The material below should be written out in full and exactly; pictures stay out of the copy.
══ Information provided
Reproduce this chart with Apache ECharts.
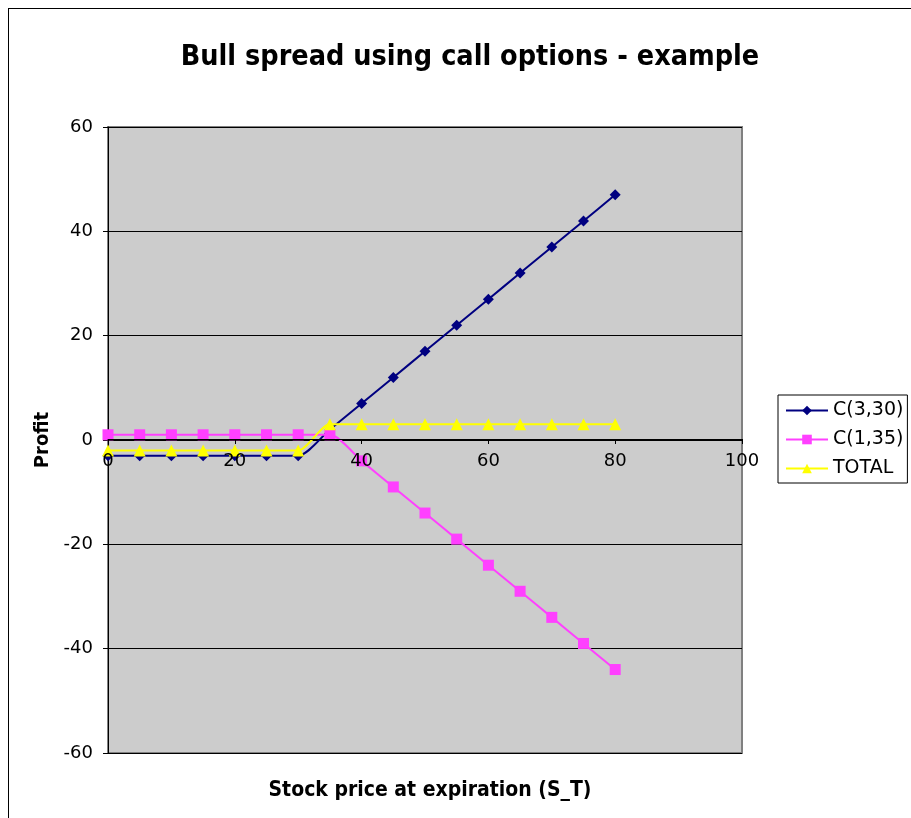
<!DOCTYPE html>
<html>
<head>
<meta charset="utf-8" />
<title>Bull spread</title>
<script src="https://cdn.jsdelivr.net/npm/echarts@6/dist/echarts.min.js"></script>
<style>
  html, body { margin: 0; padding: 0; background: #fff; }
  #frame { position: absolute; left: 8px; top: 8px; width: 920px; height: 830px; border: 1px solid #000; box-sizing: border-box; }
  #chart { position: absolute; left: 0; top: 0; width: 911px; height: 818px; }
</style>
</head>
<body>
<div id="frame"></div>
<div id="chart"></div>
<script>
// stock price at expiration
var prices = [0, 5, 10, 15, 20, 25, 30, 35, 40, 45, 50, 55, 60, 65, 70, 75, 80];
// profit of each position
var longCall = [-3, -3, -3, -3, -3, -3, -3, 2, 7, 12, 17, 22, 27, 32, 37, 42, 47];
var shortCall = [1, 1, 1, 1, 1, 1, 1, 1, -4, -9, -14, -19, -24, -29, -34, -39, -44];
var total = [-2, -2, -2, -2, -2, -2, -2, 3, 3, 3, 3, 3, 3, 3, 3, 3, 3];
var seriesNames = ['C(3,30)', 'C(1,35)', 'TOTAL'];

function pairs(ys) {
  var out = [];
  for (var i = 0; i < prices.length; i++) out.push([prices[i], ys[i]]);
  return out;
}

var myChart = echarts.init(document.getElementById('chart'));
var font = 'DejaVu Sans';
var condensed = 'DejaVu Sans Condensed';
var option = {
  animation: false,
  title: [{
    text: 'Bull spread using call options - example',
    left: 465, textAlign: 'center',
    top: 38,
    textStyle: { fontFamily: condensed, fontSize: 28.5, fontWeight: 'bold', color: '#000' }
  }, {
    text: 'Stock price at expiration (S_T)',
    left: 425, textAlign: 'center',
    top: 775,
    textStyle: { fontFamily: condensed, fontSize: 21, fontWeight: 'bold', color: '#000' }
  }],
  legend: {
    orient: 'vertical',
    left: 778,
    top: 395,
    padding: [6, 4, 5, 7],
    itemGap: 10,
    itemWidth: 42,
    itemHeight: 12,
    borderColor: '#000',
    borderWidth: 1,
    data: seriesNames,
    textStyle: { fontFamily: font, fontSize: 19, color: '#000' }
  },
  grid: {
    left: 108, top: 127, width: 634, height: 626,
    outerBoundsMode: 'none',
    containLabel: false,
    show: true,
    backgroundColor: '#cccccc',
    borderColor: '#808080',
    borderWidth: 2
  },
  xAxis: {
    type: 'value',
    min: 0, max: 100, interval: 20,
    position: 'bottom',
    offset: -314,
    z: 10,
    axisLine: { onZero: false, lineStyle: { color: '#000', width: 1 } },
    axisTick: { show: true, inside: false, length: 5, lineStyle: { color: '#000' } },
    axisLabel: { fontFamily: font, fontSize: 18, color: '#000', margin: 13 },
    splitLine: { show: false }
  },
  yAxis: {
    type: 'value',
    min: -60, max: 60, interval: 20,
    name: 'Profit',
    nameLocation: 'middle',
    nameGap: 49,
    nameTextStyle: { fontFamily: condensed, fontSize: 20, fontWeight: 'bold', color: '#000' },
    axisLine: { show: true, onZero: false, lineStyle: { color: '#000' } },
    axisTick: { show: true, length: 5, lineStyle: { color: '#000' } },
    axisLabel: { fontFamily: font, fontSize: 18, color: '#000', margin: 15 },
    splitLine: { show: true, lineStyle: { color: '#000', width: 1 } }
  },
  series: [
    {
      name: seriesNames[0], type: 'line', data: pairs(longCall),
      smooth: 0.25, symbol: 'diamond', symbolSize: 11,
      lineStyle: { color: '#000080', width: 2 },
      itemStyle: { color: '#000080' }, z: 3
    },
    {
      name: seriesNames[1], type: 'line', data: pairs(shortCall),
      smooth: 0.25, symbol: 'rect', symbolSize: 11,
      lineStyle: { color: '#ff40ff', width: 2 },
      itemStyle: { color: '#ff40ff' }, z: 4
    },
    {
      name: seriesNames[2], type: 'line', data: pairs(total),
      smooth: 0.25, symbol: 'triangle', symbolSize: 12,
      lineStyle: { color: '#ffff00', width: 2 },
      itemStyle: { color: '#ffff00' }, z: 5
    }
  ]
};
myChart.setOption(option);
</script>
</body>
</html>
════
## Result of the exercise
Reproduce this chart with Apache ECharts.
<!DOCTYPE html>
<html>
<head>
<meta charset="utf-8" />
<title>Bull spread</title>
<script src="https://cdn.jsdelivr.net/npm/echarts@6/dist/echarts.min.js"></script>
<style>
  html, body { margin: 0; padding: 0; background: #fff; }
  #frame { position: absolute; left: 8px; top: 8px; width: 920px; height: 830px; border: 1px solid #000; box-sizing: border-box; }
  #chart { position: absolute; left: 0; top: 0; width: 911px; height: 818px; }
</style>
</head>
<body>
<div id="frame"></div>
<div id="chart"></div>
<script>
// stock price at expiration
var prices = [0, 5, 10, 15, 20, 25, 30, 35, 40, 45, 50, 55, 60, 65, 70, 75, 80];
// profit of each position
var longCall = [-3, -3, -3, -3, -3, -3, -3, 2, 7, 12, 17, 22, 27, 32, 37, 42, 47];
var shortCall = [1, 1, 1, 1, 1, 1, 1, 1, -4, -9, -14, -19, -24, -29, -34, -39, -44];
var total = [-2, -2, -2, -2, -2, -2, -2, 3, 3, 3, 3, 3, 3, 3, 3, 3, 3];
var seriesNames = ['C(3,30)', 'C(1,35)', 'TOTAL'];

function pairs(ys) {
  var out = [];
  for (var i = 0; i < prices.length; i++) out.push([prices[i], ys[i]]);
  return out;
}

var myChart = echarts.init(document.getElementById('chart'));
var font = 'DejaVu Sans';
var condensed = 'DejaVu Sans Condensed';
var option = {
  animation: false,
  title: [{
    text: 'Bull spread using call options - example',
    left: 465, textAlign: 'center',
    top: 38,
    textStyle: { fontFamily: condensed, fontSize: 28.5, fontWeight: 'bold', color: '#000' }
  }, {
    text: 'Stock price at expiration (S_T)',
    left: 425, textAlign: 'center',
    top: 775,
    textStyle: { fontFamily: condensed, fontSize: 21, fontWeight: 'bold', color: '#000' }
  }],
  legend: {
    orient: 'vertical',
    left: 778,
    top: 395,
    padding: [6, 4, 5, 7],
    itemGap: 10,
    itemWidth: 42,
    itemHeight: 12,
    borderColor: '#000',
    borderWidth: 1,
    data: seriesNames,
    textStyle: { fontFamily: font, fontSize: 19, color: '#000' }
  },
  grid: {
    left: 108, top: 127, width: 634, height: 626,
    outerBoundsMode: 'none',
    containLabel: false,
    show: true,
    backgroundColor: '#cccccc',
    borderColor: '#808080',
    borderWidth: 2
  },
  xAxis: {
    type: 'value',
    min: 0, max: 100, interval: 20,
    position: 'bottom',
    offset: -314,
    z: 10,
    axisLine: { onZero: false, lineStyle: { color: '#000', width: 1 } },
    axisTick: { show: true, inside: false, length: 5, lineStyle: { color: '#000' } },
    axisLabel: { fontFamily: font, fontSize: 18, color: '#000', margin: 13 },
    splitLine: { show: false }
  },
  yAxis: {
    type: 'value',
    min: -60, max: 60, interval: 20,
    name: 'Profit',
    nameLocation: 'middle',
    nameGap: 49,
    nameTextStyle: { fontFamily: condensed, fontSize: 20, fontWeight: 'bold', color: '#000' },
    axisLine: { show: true, onZero: false, lineStyle: { color: '#000' } },
    axisTick: { show: true, length: 5, lineStyle: { color: '#000' } },
    axisLabel: { fontFamily: font, fontSize: 18, color: '#000', margin: 15 },
    splitLine: { show: true, lineStyle: { color: '#000', width: 1 } }
  },
  series: [
    {
      name: seriesNames[0], type: 'line', data: pairs(longCall),
      smooth: 0.25, symbol: 'diamond', symbolSize: 11,
      lineStyle: { color: '#000080', width: 2 },
      itemStyle: { color: '#000080' }, z: 3
    },
    {
      name: seriesNames[1], type: 'line', data: pairs(shortCall),
      smooth: 0.25, symbol: 'rect', symbolSize: 11,
      lineStyle: { color: '#ff40ff', width: 2 },
      itemStyle: { color: '#ff40ff' }, z: 4
    },
    {
      name: seriesNames[2], type: 'line', data: pairs(total),
      smooth: 0.25, symbol: 'triangle', symbolSize: 12,
      lineStyle: { color: '#ffff00', width: 2 },
      itemStyle: { color: '#ffff00' }, z: 5
    }
  ]
};
myChart.setOption(option);
</script>
</body>
</html>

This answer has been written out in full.